A collective of bibliophiles talking about books. Book Fox (vulpes libris): small bibliovorous mammal of overactive imagination and uncommonly large bookshop expenses. Habitat: anywhere the rustle of pages can be heard.
I confess that Mark Gatiss is one of my heroes, which is why I wanted to read this book. I admire the breadth of his career (he writes, he acts, he has a seemingly inexhaustible knowledge of horror films) and now we can add "Novelist" to his CV.
This is by no means the best written book you’ll read all year. But it’s probably the cheekiest. You can tell that Gatiss loved writing it. He revelled in his creation of Lucifer Box, the slender, suave cad, man about town and secret agent. An early 20th century Bond, if Bond liked men as well as women and was slightly less sophisticated. Make no mistake, Box, despite his dandified appearance, is at home in all levels of society (though I suspect he prefers the lower levels). He ought to be totally unlikeable, shallow and vain as he is, but he’s so aware of his shortcomings that it’s hard to dislike him. He simply oozes charm.

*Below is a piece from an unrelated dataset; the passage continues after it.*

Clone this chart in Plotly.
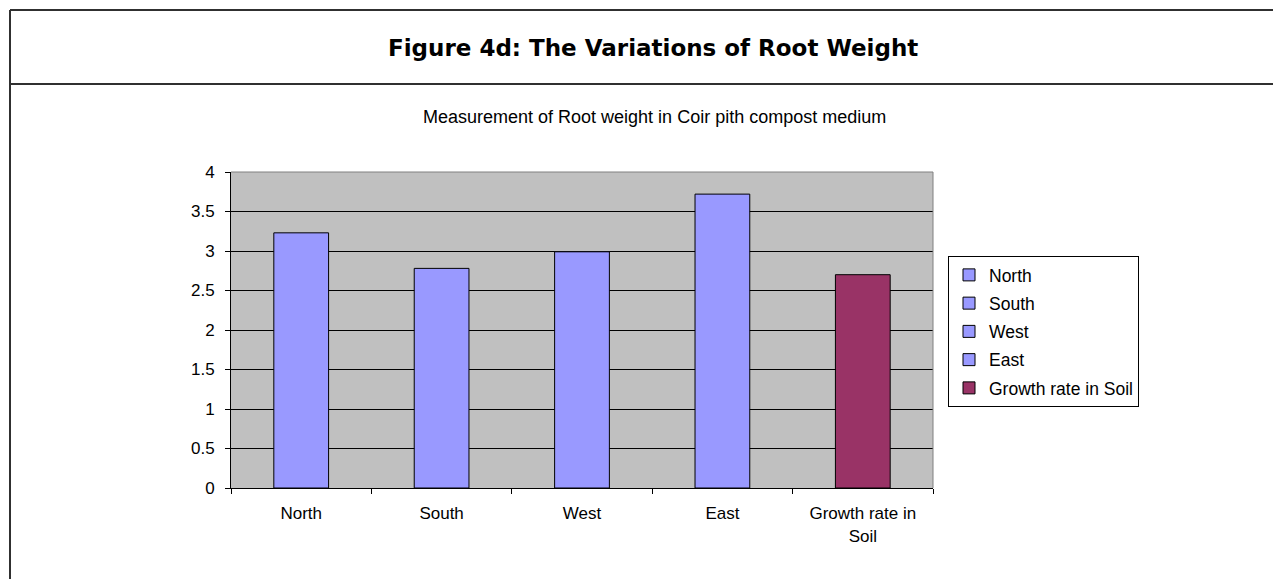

In this, the first Lucifer Box novel, Lucifer has to look into the deaths of some scientists, which may or may not be linked to the arrest of his friend Christopher Miracle for murder. He is also trying to win the heart of the lovely Bella Pok who is his lone sketching student, while cantering around Italy to stop whatever dastardly plan is in motion.
The book is a caper, peopled with delightfully named characters like Kitty Backlash, Charlie Jackpot and Mrs Midsomer Knight. But it’s also pretty gory and Gatiss – fond of Hammer Horror as he is – does not skimp on the details, so this is not one for those with a weak stomach. The language is velvety and voluptuous that I giggled at it several times.
It’s not for everyone, but for this Gatiss devotee, this romp was a fun way to spend a Sunday morning!
Pocket Books, 2005. ISBN-10: 0743483790. 352pp.